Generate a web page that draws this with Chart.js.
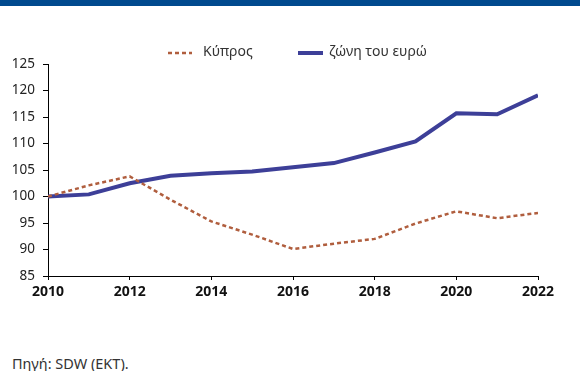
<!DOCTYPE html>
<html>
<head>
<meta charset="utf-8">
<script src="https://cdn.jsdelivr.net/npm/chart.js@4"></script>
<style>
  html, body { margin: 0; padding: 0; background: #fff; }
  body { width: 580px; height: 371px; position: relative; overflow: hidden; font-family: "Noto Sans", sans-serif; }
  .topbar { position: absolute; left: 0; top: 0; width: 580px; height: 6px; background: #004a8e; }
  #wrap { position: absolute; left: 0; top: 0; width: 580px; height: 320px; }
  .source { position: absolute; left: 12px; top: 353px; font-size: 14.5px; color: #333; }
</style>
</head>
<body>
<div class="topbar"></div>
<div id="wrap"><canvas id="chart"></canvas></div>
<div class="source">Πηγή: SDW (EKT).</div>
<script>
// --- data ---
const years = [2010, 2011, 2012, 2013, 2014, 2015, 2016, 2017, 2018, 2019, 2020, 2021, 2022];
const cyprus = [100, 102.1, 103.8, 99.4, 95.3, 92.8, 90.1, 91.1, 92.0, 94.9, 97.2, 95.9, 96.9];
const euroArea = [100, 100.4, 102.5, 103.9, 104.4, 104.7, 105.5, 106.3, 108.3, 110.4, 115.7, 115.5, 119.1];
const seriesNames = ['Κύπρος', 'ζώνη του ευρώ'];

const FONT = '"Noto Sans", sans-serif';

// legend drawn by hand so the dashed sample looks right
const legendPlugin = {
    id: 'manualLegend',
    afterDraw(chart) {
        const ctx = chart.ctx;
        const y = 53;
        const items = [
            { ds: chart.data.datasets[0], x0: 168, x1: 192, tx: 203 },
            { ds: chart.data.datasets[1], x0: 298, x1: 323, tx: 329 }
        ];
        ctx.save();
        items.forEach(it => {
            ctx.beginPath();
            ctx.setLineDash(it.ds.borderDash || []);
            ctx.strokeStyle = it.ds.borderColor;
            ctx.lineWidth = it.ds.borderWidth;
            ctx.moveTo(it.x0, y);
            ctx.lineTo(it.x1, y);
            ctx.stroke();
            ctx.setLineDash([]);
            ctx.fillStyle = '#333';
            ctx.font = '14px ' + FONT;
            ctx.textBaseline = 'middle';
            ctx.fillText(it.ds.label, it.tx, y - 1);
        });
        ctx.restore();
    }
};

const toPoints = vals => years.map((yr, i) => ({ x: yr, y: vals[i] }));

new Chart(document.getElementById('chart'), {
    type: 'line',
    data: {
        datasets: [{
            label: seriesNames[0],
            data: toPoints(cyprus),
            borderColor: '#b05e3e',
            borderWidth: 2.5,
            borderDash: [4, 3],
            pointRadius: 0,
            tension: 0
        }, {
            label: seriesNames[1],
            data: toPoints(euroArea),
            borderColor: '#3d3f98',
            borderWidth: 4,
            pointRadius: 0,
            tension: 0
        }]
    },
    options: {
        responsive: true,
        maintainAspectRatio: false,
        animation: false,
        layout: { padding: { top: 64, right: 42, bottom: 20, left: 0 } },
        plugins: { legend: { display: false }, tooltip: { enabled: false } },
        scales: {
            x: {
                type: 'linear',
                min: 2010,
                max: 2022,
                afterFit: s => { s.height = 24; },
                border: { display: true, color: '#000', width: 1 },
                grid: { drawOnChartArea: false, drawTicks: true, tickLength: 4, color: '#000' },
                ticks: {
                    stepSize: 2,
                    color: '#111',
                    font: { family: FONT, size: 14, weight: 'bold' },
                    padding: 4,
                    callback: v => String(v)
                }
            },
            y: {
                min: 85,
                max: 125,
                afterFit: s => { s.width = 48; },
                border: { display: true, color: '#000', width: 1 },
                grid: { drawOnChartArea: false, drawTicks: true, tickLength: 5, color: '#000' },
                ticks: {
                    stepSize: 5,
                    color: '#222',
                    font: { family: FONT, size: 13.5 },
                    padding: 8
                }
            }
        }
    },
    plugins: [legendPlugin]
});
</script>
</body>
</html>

YOUR OBJECTIVE
Omit the pictures, then output the rest of the listing exactly.

ANSWER FOR THIS EXERCISE
Generate a web page that draws this with Chart.js.
<!DOCTYPE html>
<html>
<head>
<meta charset="utf-8">
<script src="https://cdn.jsdelivr.net/npm/chart.js@4"></script>
<style>
  html, body { margin: 0; padding: 0; background: #fff; }
  body { width: 580px; height: 371px; position: relative; overflow: hidden; font-family: "Noto Sans", sans-serif; }
  .topbar { position: absolute; left: 0; top: 0; width: 580px; height: 6px; background: #004a8e; }
  #wrap { position: absolute; left: 0; top: 0; width: 580px; height: 320px; }
  .source { position: absolute; left: 12px; top: 353px; font-size: 14.5px; color: #333; }
</style>
</head>
<body>
<div class="topbar"></div>
<div id="wrap"><canvas id="chart"></canvas></div>
<div class="source">Πηγή: SDW (EKT).</div>
<script>
// --- data ---
const years = [2010, 2011, 2012, 2013, 2014, 2015, 2016, 2017, 2018, 2019, 2020, 2021, 2022];
const cyprus = [100, 102.1, 103.8, 99.4, 95.3, 92.8, 90.1, 91.1, 92.0, 94.9, 97.2, 95.9, 96.9];
const euroArea = [100, 100.4, 102.5, 103.9, 104.4, 104.7, 105.5, 106.3, 108.3, 110.4, 115.7, 115.5, 119.1];
const seriesNames = ['Κύπρος', 'ζώνη του ευρώ'];

const FONT = '"Noto Sans", sans-serif';

// legend drawn by hand so the dashed sample looks right
const legendPlugin = {
    id: 'manualLegend',
    afterDraw(chart) {
        const ctx = chart.ctx;
        const y = 53;
        const items = [
            { ds: chart.data.datasets[0], x0: 168, x1: 192, tx: 203 },
            { ds: chart.data.datasets[1], x0: 298, x1: 323, tx: 329 }
        ];
        ctx.save();
        items.forEach(it => {
            ctx.beginPath();
            ctx.setLineDash(it.ds.borderDash || []);
            ctx.strokeStyle = it.ds.borderColor;
            ctx.lineWidth = it.ds.borderWidth;
            ctx.moveTo(it.x0, y);
            ctx.lineTo(it.x1, y);
            ctx.stroke();
            ctx.setLineDash([]);
            ctx.fillStyle = '#333';
            ctx.font = '14px ' + FONT;
            ctx.textBaseline = 'middle';
            ctx.fillText(it.ds.label, it.tx, y - 1);
        });
        ctx.restore();
    }
};

const toPoints = vals => years.map((yr, i) => ({ x: yr, y: vals[i] }));

new Chart(document.getElementById('chart'), {
    type: 'line',
    data: {
        datasets: [{
            label: seriesNames[0],
            data: toPoints(cyprus),
            borderColor: '#b05e3e',
            borderWidth: 2.5,
            borderDash: [4, 3],
            pointRadius: 0,
            tension: 0
        }, {
            label: seriesNames[1],
            data: toPoints(euroArea),
            borderColor: '#3d3f98',
            borderWidth: 4,
            pointRadius: 0,
            tension: 0
        }]
    },
    options: {
        responsive: true,
        maintainAspectRatio: false,
        animation: false,
        layout: { padding: { top: 64, right: 42, bottom: 20, left: 0 } },
        plugins: { legend: { display: false }, tooltip: { enabled: false } },
        scales: {
            x: {
                type: 'linear',
                min: 2010,
                max: 2022,
                afterFit: s => { s.height = 24; },
                border: { display: true, color: '#000', width: 1 },
                grid: { drawOnChartArea: false, drawTicks: true, tickLength: 4, color: '#000' },
                ticks: {
                    stepSize: 2,
                    color: '#111',
                    font: { family: FONT, size: 14, weight: 'bold' },
                    padding: 4,
                    callback: v => String(v)
                }
            },
            y: {
                min: 85,
                max: 125,
                afterFit: s => { s.width = 48; },
                border: { display: true, color: '#000', width: 1 },
                grid: { drawOnChartArea: false, drawTicks: true, tickLength: 5, color: '#000' },
                ticks: {
                    stepSize: 5,
                    color: '#222',
                    font: { family: FONT, size: 13.5 },
                    padding: 8
                }
            }
        }
    },
    plugins: [legendPlugin]
});
</script>
</body>
</html>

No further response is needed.